Oddly, Joanna Lumley writes the introduction for this book. Odd in that there’s not a well-known writer or scholar, and there’s not adaptation of this book that she’s in. But her opening comment is something to the effect of “How exciting to start a novel off with a death” and it is!
At the start of this novel we find Lord Slane, the very old and revered–well, Lord, has died. And everyone is quite sad, including his wife Lady Slane. She is very little of the public conversation about the death, a kind of important accessory to his life in public office.
We find out later that she married him when she was very young 16 or 17, and now she is 81, but that as her marriage prospects were being discussed, she also had a keen interest in becoming an artist or having a life dedicated to art.
Coming back to present day, Lady Slane has the opportunity to live her life a little off from expectations. The issue of course is that her children do not wish to respect her choices to live a freer life.

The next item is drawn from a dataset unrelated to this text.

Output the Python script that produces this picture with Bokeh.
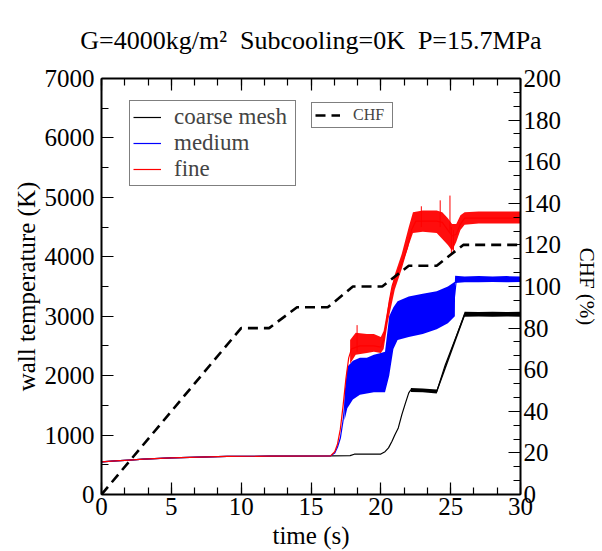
import math
from bokeh.plotting import figure
from bokeh.models import (Range1d, LinearAxis, SingleIntervalTicker, Legend,
                          LegendItem)
from bokeh.embed import file_html
from bokeh.resources import INLINE

FONT = "Liberation Serif"

# ---------------- data ----------------
# critical heat flux, percent (right axis)
chf_t = [0, 10, 12, 14, 16.2, 18.0, 20.1, 22.0, 24.0, 25.9, 30]
chf_v = [0, 80, 80, 90, 90, 100, 100, 110, 110, 120, 120]

# coarse mesh wall temperature (K)
coarse_t = [0, 1, 2, 3, 5, 7, 9, 12, 16.4, 17.8, 18.1, 20.0, 20.3, 20.55, 20.8,
            21.0, 21.25, 21.5, 21.75, 22.0, 22.15, 24.0, 24.6, 26.0, 30]
coarse_T = [550, 565, 580, 595, 615, 630, 640, 645, 650, 655, 678, 680, 720, 785, 895,
            1000, 1120, 1340, 1530, 1710, 1760, 1730, 2170, 3030, 3030]
coarse_band_t = [22.15, 23.0, 24.0, 26.0, 27.0, 28.0, 29.0, 30.0]
coarse_band_lo = [1725, 1720, 1700, 2990, 2995, 2990, 2995, 2990]
coarse_band_hi = [1790, 1785, 1765, 3075, 3070, 3075, 3070, 3075]

# medium mesh wall temperature (K)
medium_t = [0, 1, 2, 3, 5, 7, 9, 12, 16.4, 16.7, 16.9, 17.1, 17.3, 17.5, 18.0, 19.0,
            20.0, 20.3, 20.6, 21.0, 21.5, 22.0, 23.0, 24.0, 24.8, 25.25, 25.4, 26.0, 30]
medium_T = [550, 565, 580, 595, 615, 630, 640, 645, 650, 700, 800, 950, 1250, 1700,
            1950, 2000, 2020, 2050, 2450, 2850, 2950, 3000, 3030, 3080, 3200, 3280,
            3600, 3620, 3620]
medium_band_t = [17.4, 17.6, 18.0, 18.5, 19.0, 19.5, 20.0, 20.3, 20.6, 20.9, 21.2,
                 22.0, 23.0, 24.0, 24.8, 25.3, 25.32, 26.0, 27.0, 28.0, 29.0, 30.0]
medium_band_lo = [1250, 1450, 1600, 1680, 1700, 1720, 1720, 1720, 2000, 2450, 2600,
                  2650, 2700, 2780, 2880, 3000, 3560, 3570, 3570, 3575, 3570, 3575]
medium_band_hi = [1700, 2150, 2250, 2300, 2300, 2350, 2380, 2400, 3000, 3150, 3250,
                  3330, 3380, 3420, 3500, 3580, 3680, 3670, 3675, 3670, 3675, 3670]

# fine mesh wall temperature (K)
fine_t = [0, 1, 2, 3, 5, 7, 9, 12, 16.4, 16.7, 16.9, 17.1, 17.3, 17.5, 17.7, 17.9,
          18.5, 19.0, 19.5, 20.0, 20.2, 20.4, 20.6, 20.8, 21.0, 21.3, 21.6, 21.9, 22.2,
          22.5, 23.0, 23.5, 24.0, 24.4, 24.8, 25.1, 25.4, 25.7, 26.0, 27, 28, 29, 30]
fine_T = [550, 565, 580, 595, 615, 630, 640, 645, 650, 720, 850, 1100, 1500, 1950,
          2300, 2450, 2500, 2500, 2500, 2480, 2600, 2900, 3250, 3500, 3650, 3800, 3950,
          4150, 4450, 4600, 4600, 4600, 4600, 4580, 4450, 4350, 4380, 4550, 4650, 4650,
          4650, 4650, 4650]
fine_band_t = [17.8, 18.2, 19.0, 19.5, 20.0, 20.2, 20.5, 21.0, 21.5, 22.0, 22.3, 23.0,
               24.0, 24.4, 24.8, 25.1, 25.4, 25.7, 26.0, 27.0, 28.0, 29.0, 30.0]
fine_band_lo = [2200, 2350, 2380, 2400, 2380, 2450, 2900, 3450, 3800, 4200, 4400, 4420,
                4400, 4300, 4200, 4100, 4250, 4450, 4540, 4560, 4560, 4560, 4560]
fine_band_hi = [2600, 2720, 2700, 2700, 2650, 2750, 3150, 3700, 4050, 4500, 4750, 4780,
                4780, 4750, 4650, 4550, 4550, 4700, 4750, 4760, 4760, 4760, 4760]
# isolated spikes of the fine-mesh signal
fine_spike_t = [18.3, 22.9, 24.25, 24.95, 25.05, 25.2]
fine_spike_lo = [2400, 4500, 4500, 4400, 4050, 4100]
fine_spike_hi = [2850, 4850, 4950, 5030, 4500, 4450]

# axis setup
x_range = (0, 30)
t_range = (0, 7000)
chf_range = (0, 200)

NB = "\u00a0"
title_text = "G=4000kg/m\u00b2" + NB * 2 + "Subcooling=0K" + NB * 2 + "P=15.7MPa"
x_label = "time (s)"
y_label = "wall temperature (K)"
y2_label = "CHF (%)"

# ---------------- figure ----------------
p = figure(width=602, height=551, output_backend="svg", toolbar_location=None,
           x_range=Range1d(*x_range), y_range=Range1d(*t_range),
           min_border_left=101, min_border_right=79, min_border_top=77,
           min_border_bottom=54, x_axis_location=None, y_axis_location=None,
           title=title_text)
p.outline_line_color = None
p.xgrid.grid_line_color = None
p.ygrid.grid_line_color = None
p.background_fill_color = "white"
p.border_fill_color = "white"
p.extra_y_ranges = {"chf": Range1d(*chf_range)}

p.title.text_font = FONT
p.title.text_font_size = "26px"
p.title.text_font_style = "normal"
p.title.align = "center"
p.title.standoff = 47
p.title.text_line_height = 1.0
p.title.text_color = "black"


def style_axis(ax, standoff, label_size="25px", show_labels=True):
    ax.axis_line_width = 2
    ax.axis_line_color = "black"
    ax.major_tick_in = 12
    ax.major_tick_out = 0
    ax.minor_tick_in = 7
    ax.minor_tick_out = 0
    ax.major_tick_line_width = 1.2
    ax.minor_tick_line_width = 1.2
    ax.major_label_text_font = FONT
    ax.major_label_text_font_size = label_size
    ax.major_label_text_color = "black" if show_labels else None
    ax.major_label_standoff = standoff
    ax.major_label_text_line_height = 1.0
    ax.axis_label_text_font = FONT
    ax.axis_label_text_font_style = "normal"
    ax.axis_label_text_color = "black"
    ax.axis_label_text_line_height = 1.0


xb = LinearAxis(ticker=SingleIntervalTicker(interval=5, num_minor_ticks=3),
                axis_label=x_label)
style_axis(xb, 3)
xb.axis_label_text_font_size = "25px"
xb.axis_label_standoff = 4
p.add_layout(xb, "below")

xt = LinearAxis(ticker=SingleIntervalTicker(interval=5, num_minor_ticks=3))
style_axis(xt, 3, label_size="1px", show_labels=False)
p.add_layout(xt, "above")

yl = LinearAxis(ticker=SingleIntervalTicker(interval=1000, num_minor_ticks=2),
                axis_label=y_label)
style_axis(yl, 7)
yl.axis_label_text_font_size = "25px"
yl.axis_label_standoff = 2
p.add_layout(yl, "left")

yr = LinearAxis(y_range_name="chf",
                ticker=SingleIntervalTicker(interval=20, num_minor_ticks=3),
                axis_label=y2_label)
style_axis(yr, 3)
yr.axis_label_text_font_size = "21px"
yr.axis_label_standoff = 11
p.add_layout(yr, "right")

# ---------------- data glyphs ----------------
p.varea(x=coarse_band_t, y1=coarse_band_lo, y2=coarse_band_hi, fill_color="black")
r_coarse = p.line(coarse_t, coarse_T, line_color="black", line_width=1.2)

p.varea(x=medium_band_t, y1=medium_band_lo, y2=medium_band_hi, fill_color="#0000ff")
r_medium = p.line(medium_t, medium_T, line_color="#0000ff", line_width=1.2)

p.varea(x=fine_band_t, y1=fine_band_lo, y2=fine_band_hi, fill_color="#ff0000",
        fill_alpha=0.95)
p.segment(x0=fine_spike_t, y0=fine_spike_lo, x1=fine_spike_t, y1=fine_spike_hi,
          line_color="#ff0000", line_width=1)
r_fine = p.line(fine_t, fine_T, line_color="#ff0000", line_width=1.2)

r_chf = p.line(chf_t, chf_v, y_range_name="chf", line_color="black", line_width=2.6,
               line_dash="10 6")

# ---------------- legends ----------------
leg1 = Legend(items=[LegendItem(label="coarse mesh", renderers=[r_coarse]),
                     LegendItem(label="medium", renderers=[r_medium]),
                     LegendItem(label="fine", renderers=[r_fine])],
              location=(28, 308))
leg1.label_text_font = FONT
leg1.label_text_font_size = "23px"
leg1.label_text_line_height = 0.95
leg1.glyph_width = 28
leg1.glyph_height = 18
leg1.label_height = 18
leg1.label_width = 118
leg1.label_standoff = 13
leg1.padding = 3
leg1.spacing = 0
leg1.margin = 0
leg1.border_line_color = "black"
leg1.border_line_width = 1.5
leg1.background_fill_color = "white"
leg1.background_fill_alpha = 1
p.add_layout(leg1)

leg2 = Legend(items=[LegendItem(label="CHF", renderers=[r_chf])], location=(210, 366))
leg2.label_text_font = FONT
leg2.label_text_font_size = "16px"
leg2.glyph_width = 25
leg2.glyph_height = 16
leg2.label_height = 16
leg2.label_width = 36
leg2.label_standoff = 13
leg2.padding = 3
leg2.margin = 0
leg2.border_line_color = "black"
leg2.border_line_width = 1.5
leg2.background_fill_color = "white"
leg2.background_fill_alpha = 1
p.add_layout(leg2)

open("out.html", "w").write(file_html(p, INLINE))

The book is moving because she wasn’t an abused woman now free or particularly mistreated, but she experience a kind of suspended animation of her desire in her roles as wife, mother, and Lady. It’s also funny because at the end she’d pretty fed up.
So the reason I was initially suspect, despite this kind of book being a big part of the books I tend to read, is that it’s described as a fictional exploration of Virginia Woolf’s A Room of One’s Own, which I enjoy because of how movingly reasoned it is. I was worried this might lack the heart a novel demands given those kinds of restraints. It didn’t.